The Nemanyich Dynasty and the Serb Empire.—A change for the better began when Stephen Nemanya became the Grand Zhupan of Rashka (1169). He succeeded in uniting all the Serb countries under his rule, and although he never took the title of king, he was the real founder of the Serb kingdom and of the royal dynasty of Nemanyich, which reigned over the Serb people for nearly 200 years. The youngest son of Stephen Nemanya, Prince Rastko, secretly left his father's royal court, went to a convent in Mount Athos, made himself a monk, and afterwards, under the name of Sava, became the first archbishop of Servia. As such he established eight bishoprics and encouraged schools and learning. He is regarded as the great patron and protector of education among the Serbs, as a saint, and as one of the greatest statesmen in the national history. After Stephen Nemanya and Sava the most distinguished members of the Nemanyich dynasty were Urosh I. (1242-1276), his son Milutin (1282-1321) and Stephen Dushan[1] (1331-1355). Urosh married Helen, a French princess of the house de Courtenay, and through her he kept friendly relations with the French court of Charles of Anjou in Naples. He endeavoured to negotiate an alliance between Serbs and French for the overthrow and partition of the Byzantine empire. His son Milutin continued that policy for some time, and increased his territory by taking several fortified places from the Greeks; but later he joined the Greeks under the emperor Andronicus against the Turks. Milutin's grandson, Stephen Dushan, was a great soldier and statesman. Seeing the danger which menaced the disorganized Byzantine empire from the Turks, he thought the best plan to prevent the Turkish invasion of the Balkan Peninsula would be to replace that empire by a Serbo-Greek empire. He took from the Greeks Albania and Macedonia; excepting Salonica, Kastoria and Iannina. Towards the end of 1345 he proclaimed himself “emperor of the Serbs and the Greeks,” and was as such solemnly crowned at Usküb on Easter Day 1346. At the same time he raised the archbishop of Ipek, the primate of Servia, to the dignity of patriarch. Three years later he convoked the Sabor (parliament) at Usküb to begin a codification of the laws and legal usages.

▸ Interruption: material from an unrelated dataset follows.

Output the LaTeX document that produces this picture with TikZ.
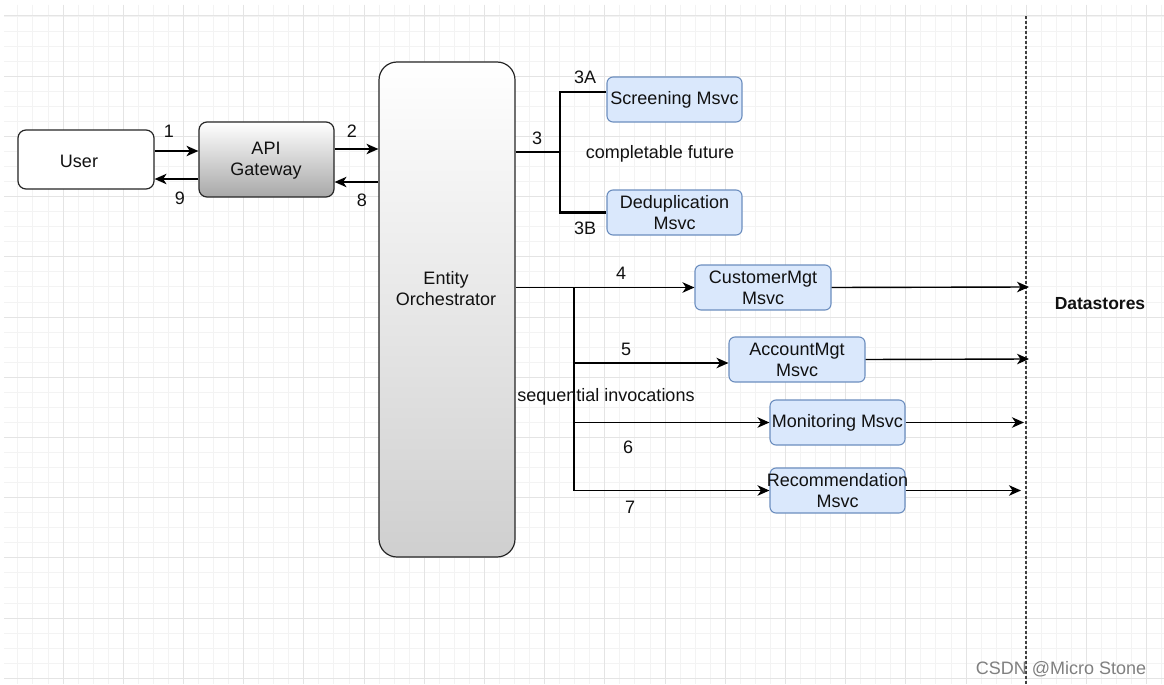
\documentclass[tikz,border=0pt]{standalone}
\usepackage{fontspec}
\setmainfont{Liberation Sans}
\usetikzlibrary{arrows.meta}
\definecolor{msfill}{HTML}{DAE8FC}
\definecolor{msdraw}{HTML}{6C8EBF}
\definecolor{gmin}{HTML}{F3F3F3}
\definecolor{gmaj}{HTML}{E4E4E4}
\definecolor{txt}{HTML}{111111}
\definecolor{gwB}{HTML}{A8A8A8}
\definecolor{gwO}{HTML}{CFCFCF}
\begin{document}
\begin{tikzpicture}[x=1pt,y=-1pt,
  every node/.style={font=\fontsize{18}{21}\selectfont, text=txt},
  lbl/.style={inner sep=0pt},
  box/.style={draw=black!85, line width=1.2pt, rounded corners=8pt, inner sep=0pt},
  msvc/.style={draw=msdraw, fill=msfill, line width=1.1pt, rounded corners=6pt, minimum width=135pt, minimum height=45pt, inner sep=0pt, align=center},
  arr/.style={line width=1.4pt, -{Stealth[length=12pt,width=10.5pt,inset=3.5pt]}},
  br/.style={line width=2.8pt, line join=miter},
]
\useasboundingbox (0,0) rectangle (1164,685);
\fill[white] (0,0) rectangle (1164,685);
\begin{scope}
\clip (4,5) rectangle (1164,684);
\foreach \i in {-4,...,73}{\pgfmathsetmacro\xx{63+15.05*\i}\draw[gmin, line width=0.9pt] (\xx,5) -- (\xx,684);}
\foreach \j in {-1,...,44}{\pgfmathsetmacro\yy{16+15.05*\j}\draw[gmin, line width=0.9pt] (4,\yy) -- (1164,\yy);}
\foreach \i in {-1,...,18}{\pgfmathsetmacro\xx{63+60.2*\i}\draw[gmaj, line width=1pt] (\xx,5) -- (\xx,684);}
\foreach \j in {0,...,11}{\pgfmathsetmacro\yy{16+60.2*\j}\draw[gmaj, line width=1pt] (4,\yy) -- (1164,\yy);}
\end{scope}

% dashed boundary
\coordinate (dt) at (1026,16);
\coordinate (db) at (1026,685);
\draw[dash pattern=on 3pt off 2pt, line width=1.2pt, black!75] (dt) -- (db);

% main boxes
\node[box, fill=white, minimum width=136pt, minimum height=59pt] (user) at (86,159.5) {};
\node[lbl] (userT) at (79,161) {User};
\node[box, top color=white, bottom color=gwB, minimum width=135pt, minimum height=75pt] (api) at (266.5,159.5) {};
\node[lbl, align=center] (apiT) at (266,161) {API\\Gateway};
\node[box, rounded corners=18pt, top color=white, bottom color=gwO, minimum width=136pt, minimum height=495pt] (orch) at (447,309.5) {};
\node[lbl, align=center] (orchT) at (446,289) {Entity\\Orchestrator};

% microservices
\node[msvc] (scr) at (674.5,99.5) {Screening Msvc};
\node[msvc] (dedup) at (674.5,212.5) {Deduplication\\Msvc};
\node[msvc, minimum width=136pt] (cust) at (763,287.5) {CustomerMgt\\Msvc};
\node[msvc, minimum width=136pt] (acct) at (797,359.5) {AccountMgt\\Msvc};
\node[msvc] (mon) at (837.5,422.5) {Monitoring Msvc};
\node[msvc] (rec) at (837.5,490.5) {};
\node[lbl, align=center] (recT) at (837.5,491) {Recommendation\\Msvc};

% user <-> gateway <-> orchestrator
\coordinate (p1) at ([yshift=8.5pt]user.east);
\draw[arr] (p1) -- (p1 -| api.west);
\coordinate (p9) at ([yshift=-19.5pt]api.west);
\draw[arr] (p9) -- (p9 -| user.east);
\coordinate (p2) at ([yshift=10.5pt]api.east);
\draw[arr] (p2) -- (p2 -| orch.west);
\coordinate (p8) at ([yshift=-22.5pt]api.east);
\draw[arr] (p8 -| orch.west) -- (p8);

% completable future bracket
\coordinate (j3) at (560,152);
\draw[br] (j3 -| orch.east) -- (j3);
\coordinate (a3) at ([yshift=7.5pt]scr.west);
\draw[br] (a3) -- (a3 -| j3) -- (dedup.west -| j3) -- (dedup.west);

% sequential invocations
\coordinate (j4) at (574,287.5);
\draw[arr] (cust.west -| orch.east) -- (cust.west);
\draw[line width=1.3pt] (j4) -- (j4 |- rec.west);
\coordinate (p5) at ([yshift=-3.5pt]acct.west);
\draw[arr] (p5 -| j4) -- (p5);
\draw[arr] (mon.west -| j4) -- (mon.west);
\draw[arr] (rec.west -| j4) -- (rec.west);

% to datastores
\coordinate (e4) at (1029,287);
\coordinate (e5) at (1029,359);
\coordinate (e6) at (1024,422.5);
\coordinate (e7) at (1021,490.5);
\draw[arr] (cust.east) -- (e4);
\draw[arr] (acct.east) -- (e5);
\draw[arr] (mon.east) -- (e6);
\draw[arr] (rec.east) -- (e7);

% labels
\node[lbl] (n1) at (169,131) {1};
\node[lbl] (n9) at (180,198) {9};
\node[lbl] (n2) at (352,131) {2};
\node[lbl] (n8) at (362,200) {8};
\node[lbl] (n3) at (537,138) {3};
\node[lbl] (n3a) at (585,77) {3A};
\node[lbl] (n3b) at (585,228) {3B};
\node[lbl] (n4) at (621,273) {4};
\node[lbl] (n5) at (626,349) {5};
\node[lbl] (n6) at (628,447) {6};
\node[lbl] (n7) at (630,507) {7};
\node[lbl] (cf) at (660,154) {completable future};
\node[lbl] (si) at (606,397) {sequential invocations};
\node[lbl, font=\bfseries\fontsize{17.5}{21}\selectfont] (ds) at (1100,304) {Datastores};
\node[lbl, text=black!50, font=\fontsize{18}{21}\selectfont] (csdn) at (1061,669) {CSDN @Micro Stone};
\end{tikzpicture}
\end{document}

The result was the publication, in 1349, of the Zakonik Tsara Dushana (Tsar Dushan's Book of Laws), a code of great historical interest which proves that Servia was not much behind the foremost European states in

  1. Dushan is a term of endearrnent, derived from dusha, “the soul,” and not, as formerly believed by Western philologists, from dushiti, “to strangle.”